┌─ Records to process
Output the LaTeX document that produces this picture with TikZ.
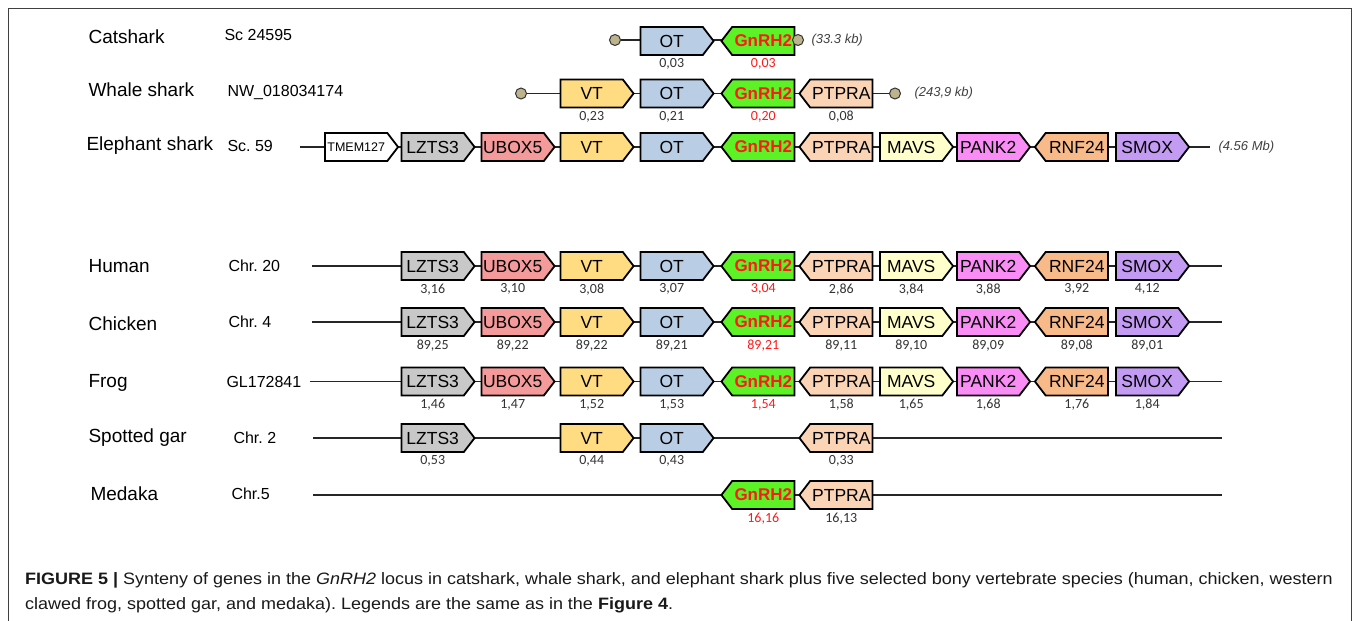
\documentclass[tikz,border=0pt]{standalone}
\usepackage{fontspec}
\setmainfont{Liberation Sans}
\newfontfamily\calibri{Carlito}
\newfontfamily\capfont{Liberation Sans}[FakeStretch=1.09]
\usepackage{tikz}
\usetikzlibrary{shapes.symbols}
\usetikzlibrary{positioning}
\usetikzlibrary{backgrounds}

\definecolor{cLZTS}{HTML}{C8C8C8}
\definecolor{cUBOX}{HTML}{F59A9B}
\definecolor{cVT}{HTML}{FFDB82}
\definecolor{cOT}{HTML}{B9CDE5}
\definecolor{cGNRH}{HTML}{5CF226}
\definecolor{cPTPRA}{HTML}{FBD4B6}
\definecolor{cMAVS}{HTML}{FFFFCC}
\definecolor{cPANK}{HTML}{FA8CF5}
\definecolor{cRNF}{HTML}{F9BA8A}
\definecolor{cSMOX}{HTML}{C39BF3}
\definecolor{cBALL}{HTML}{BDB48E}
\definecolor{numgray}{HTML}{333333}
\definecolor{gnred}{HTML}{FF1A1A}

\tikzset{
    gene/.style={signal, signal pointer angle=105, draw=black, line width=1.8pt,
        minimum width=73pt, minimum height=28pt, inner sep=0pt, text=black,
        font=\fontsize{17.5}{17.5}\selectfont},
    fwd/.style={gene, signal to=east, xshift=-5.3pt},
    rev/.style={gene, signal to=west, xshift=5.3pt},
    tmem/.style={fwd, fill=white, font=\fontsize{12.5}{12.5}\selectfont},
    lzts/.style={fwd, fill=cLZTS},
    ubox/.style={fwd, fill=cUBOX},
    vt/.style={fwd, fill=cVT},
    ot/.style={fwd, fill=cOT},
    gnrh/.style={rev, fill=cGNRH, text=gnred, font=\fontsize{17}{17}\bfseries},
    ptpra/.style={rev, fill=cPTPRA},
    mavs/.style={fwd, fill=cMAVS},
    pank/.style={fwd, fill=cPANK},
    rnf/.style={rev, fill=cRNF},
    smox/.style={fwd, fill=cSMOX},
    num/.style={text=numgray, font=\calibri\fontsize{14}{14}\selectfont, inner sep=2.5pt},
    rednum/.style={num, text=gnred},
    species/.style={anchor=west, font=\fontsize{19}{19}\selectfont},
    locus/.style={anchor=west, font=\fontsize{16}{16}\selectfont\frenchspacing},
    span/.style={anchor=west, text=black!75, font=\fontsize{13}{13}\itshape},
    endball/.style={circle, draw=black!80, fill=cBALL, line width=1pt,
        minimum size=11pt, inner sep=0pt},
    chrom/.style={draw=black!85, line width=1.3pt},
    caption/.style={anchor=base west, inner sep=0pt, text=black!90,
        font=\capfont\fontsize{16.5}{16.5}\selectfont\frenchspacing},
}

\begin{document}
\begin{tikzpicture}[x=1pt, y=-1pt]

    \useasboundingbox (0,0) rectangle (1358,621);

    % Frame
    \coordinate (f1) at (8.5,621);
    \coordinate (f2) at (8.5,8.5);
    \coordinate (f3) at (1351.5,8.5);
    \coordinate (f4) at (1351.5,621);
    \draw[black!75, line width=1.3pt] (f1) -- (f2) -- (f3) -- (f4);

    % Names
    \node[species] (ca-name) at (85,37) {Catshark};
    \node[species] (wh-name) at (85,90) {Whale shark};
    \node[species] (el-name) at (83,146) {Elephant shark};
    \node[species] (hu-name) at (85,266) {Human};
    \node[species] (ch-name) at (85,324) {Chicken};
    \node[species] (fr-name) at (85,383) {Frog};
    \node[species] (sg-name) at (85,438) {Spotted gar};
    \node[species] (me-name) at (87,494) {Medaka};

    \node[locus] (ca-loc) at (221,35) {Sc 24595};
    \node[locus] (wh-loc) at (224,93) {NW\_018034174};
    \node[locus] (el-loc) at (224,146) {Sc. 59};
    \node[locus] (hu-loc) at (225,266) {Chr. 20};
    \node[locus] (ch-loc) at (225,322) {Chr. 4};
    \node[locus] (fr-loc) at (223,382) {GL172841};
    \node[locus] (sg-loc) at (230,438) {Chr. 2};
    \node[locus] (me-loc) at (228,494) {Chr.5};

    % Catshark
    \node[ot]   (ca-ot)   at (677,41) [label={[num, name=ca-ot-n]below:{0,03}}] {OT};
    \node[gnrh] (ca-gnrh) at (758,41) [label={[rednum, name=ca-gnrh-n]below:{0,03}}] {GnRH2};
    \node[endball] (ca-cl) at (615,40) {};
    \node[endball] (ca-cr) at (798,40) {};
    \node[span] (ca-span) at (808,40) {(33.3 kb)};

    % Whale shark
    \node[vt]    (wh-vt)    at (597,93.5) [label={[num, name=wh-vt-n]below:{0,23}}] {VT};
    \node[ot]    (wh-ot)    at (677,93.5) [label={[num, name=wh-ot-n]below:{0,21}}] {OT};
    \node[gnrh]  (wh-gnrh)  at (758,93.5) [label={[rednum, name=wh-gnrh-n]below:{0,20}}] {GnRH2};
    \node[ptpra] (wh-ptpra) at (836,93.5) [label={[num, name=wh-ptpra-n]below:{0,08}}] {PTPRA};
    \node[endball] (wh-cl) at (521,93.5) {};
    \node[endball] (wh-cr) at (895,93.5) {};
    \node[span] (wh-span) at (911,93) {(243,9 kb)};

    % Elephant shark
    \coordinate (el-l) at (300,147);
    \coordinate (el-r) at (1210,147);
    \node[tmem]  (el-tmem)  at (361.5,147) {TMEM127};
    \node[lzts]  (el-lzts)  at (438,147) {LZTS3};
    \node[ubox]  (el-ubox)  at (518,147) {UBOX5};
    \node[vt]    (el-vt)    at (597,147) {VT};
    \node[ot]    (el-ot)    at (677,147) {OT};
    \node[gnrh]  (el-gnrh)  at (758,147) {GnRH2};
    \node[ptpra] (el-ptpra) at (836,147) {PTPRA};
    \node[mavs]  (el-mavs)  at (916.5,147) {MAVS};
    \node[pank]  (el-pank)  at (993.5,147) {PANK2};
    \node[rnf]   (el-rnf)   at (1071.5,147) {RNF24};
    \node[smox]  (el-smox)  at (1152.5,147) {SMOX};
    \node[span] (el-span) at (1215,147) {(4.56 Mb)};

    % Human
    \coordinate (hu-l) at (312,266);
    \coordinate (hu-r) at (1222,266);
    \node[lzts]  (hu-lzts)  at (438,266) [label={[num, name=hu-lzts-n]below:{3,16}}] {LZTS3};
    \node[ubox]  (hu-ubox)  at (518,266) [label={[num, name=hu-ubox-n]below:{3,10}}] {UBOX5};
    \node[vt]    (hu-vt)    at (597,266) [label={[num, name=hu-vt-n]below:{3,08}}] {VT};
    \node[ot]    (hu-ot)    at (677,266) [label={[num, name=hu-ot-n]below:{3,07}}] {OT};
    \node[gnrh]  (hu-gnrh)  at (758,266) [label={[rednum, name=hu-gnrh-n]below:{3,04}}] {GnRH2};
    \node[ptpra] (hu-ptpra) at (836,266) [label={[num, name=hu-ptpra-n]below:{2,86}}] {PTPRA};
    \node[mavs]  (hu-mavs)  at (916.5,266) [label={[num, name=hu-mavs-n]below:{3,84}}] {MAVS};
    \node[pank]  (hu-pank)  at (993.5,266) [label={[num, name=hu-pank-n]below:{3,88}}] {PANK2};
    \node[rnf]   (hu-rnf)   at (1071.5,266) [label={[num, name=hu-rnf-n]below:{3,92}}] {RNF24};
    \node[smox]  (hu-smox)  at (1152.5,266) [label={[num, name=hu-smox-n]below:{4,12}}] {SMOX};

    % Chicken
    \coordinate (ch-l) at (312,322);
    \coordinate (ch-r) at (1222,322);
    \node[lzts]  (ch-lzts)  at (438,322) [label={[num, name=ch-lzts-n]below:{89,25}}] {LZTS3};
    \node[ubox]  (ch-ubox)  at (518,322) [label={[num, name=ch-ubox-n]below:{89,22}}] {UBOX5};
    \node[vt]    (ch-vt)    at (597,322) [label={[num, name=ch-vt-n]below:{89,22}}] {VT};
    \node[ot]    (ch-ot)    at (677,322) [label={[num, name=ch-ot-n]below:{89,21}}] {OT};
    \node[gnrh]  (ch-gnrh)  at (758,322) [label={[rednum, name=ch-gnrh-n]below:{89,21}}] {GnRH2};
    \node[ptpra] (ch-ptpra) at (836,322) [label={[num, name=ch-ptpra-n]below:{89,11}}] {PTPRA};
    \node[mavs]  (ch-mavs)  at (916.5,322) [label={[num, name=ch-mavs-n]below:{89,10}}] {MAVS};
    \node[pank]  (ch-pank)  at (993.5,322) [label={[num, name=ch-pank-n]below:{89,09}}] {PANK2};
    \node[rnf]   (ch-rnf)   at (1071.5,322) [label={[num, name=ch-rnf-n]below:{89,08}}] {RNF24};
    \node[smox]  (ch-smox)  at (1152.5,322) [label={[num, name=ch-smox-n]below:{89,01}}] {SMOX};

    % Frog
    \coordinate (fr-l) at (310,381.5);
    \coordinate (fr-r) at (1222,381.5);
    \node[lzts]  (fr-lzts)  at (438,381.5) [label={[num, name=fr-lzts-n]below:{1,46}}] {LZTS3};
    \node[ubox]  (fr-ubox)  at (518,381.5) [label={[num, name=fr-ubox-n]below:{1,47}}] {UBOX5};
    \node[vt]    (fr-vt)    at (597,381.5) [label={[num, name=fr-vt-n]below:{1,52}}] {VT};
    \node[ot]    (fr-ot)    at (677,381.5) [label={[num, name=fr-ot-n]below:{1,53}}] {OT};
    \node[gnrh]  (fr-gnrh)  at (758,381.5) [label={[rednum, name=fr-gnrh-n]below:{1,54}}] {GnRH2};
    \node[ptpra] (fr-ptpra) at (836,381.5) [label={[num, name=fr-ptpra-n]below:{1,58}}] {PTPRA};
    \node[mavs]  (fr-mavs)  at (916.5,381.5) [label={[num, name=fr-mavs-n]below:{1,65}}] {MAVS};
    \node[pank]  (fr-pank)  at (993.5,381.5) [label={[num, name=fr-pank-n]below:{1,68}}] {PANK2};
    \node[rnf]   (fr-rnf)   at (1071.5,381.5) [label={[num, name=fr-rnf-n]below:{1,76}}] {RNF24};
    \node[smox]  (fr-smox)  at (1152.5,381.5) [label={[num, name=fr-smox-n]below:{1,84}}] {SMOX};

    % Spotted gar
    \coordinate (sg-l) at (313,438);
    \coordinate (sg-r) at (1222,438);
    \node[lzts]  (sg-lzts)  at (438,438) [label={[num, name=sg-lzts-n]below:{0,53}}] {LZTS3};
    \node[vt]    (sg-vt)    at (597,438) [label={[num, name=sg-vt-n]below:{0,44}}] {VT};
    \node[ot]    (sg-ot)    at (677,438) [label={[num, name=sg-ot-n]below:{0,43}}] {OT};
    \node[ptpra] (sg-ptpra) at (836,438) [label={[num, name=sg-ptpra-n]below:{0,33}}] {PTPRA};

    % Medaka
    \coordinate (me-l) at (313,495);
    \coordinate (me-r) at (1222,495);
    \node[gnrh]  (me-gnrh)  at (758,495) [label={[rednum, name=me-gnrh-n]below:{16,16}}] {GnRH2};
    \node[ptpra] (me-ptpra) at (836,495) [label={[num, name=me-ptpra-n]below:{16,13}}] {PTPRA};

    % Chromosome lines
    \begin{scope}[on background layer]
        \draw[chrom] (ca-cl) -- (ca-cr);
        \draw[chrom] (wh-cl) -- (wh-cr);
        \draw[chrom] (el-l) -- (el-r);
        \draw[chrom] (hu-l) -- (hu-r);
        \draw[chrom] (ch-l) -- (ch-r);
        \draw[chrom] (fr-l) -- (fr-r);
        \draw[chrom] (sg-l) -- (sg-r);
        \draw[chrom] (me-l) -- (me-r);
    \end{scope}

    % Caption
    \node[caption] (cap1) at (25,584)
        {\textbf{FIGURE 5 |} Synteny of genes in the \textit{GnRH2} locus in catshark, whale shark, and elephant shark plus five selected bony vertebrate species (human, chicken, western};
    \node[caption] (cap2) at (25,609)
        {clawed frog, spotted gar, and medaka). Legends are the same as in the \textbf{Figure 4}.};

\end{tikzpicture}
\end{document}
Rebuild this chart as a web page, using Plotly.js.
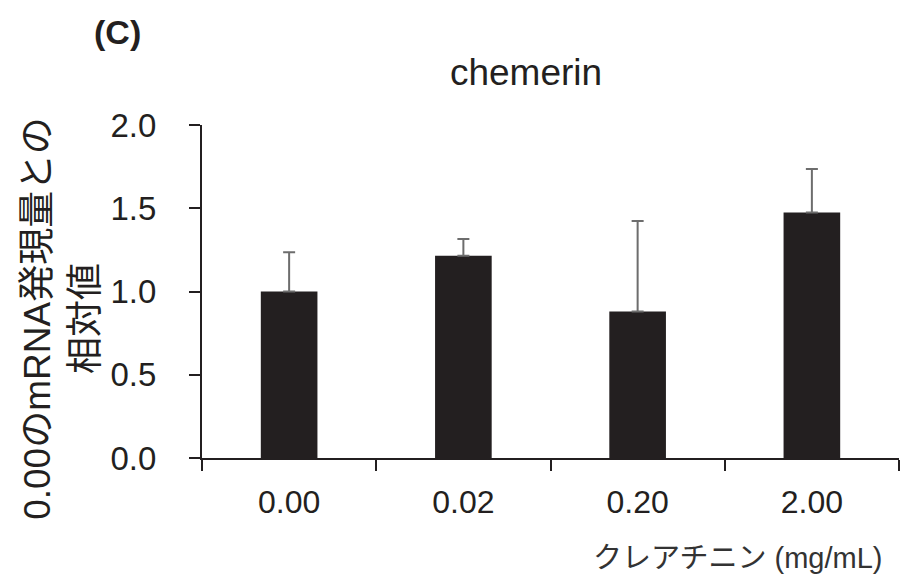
└─
Task details: Pick out lines containing the word "this", each one as written.

Exercise response:
Output the LaTeX document that produces this picture with TikZ.
Rebuild this chart as a web page, using Plotly.js.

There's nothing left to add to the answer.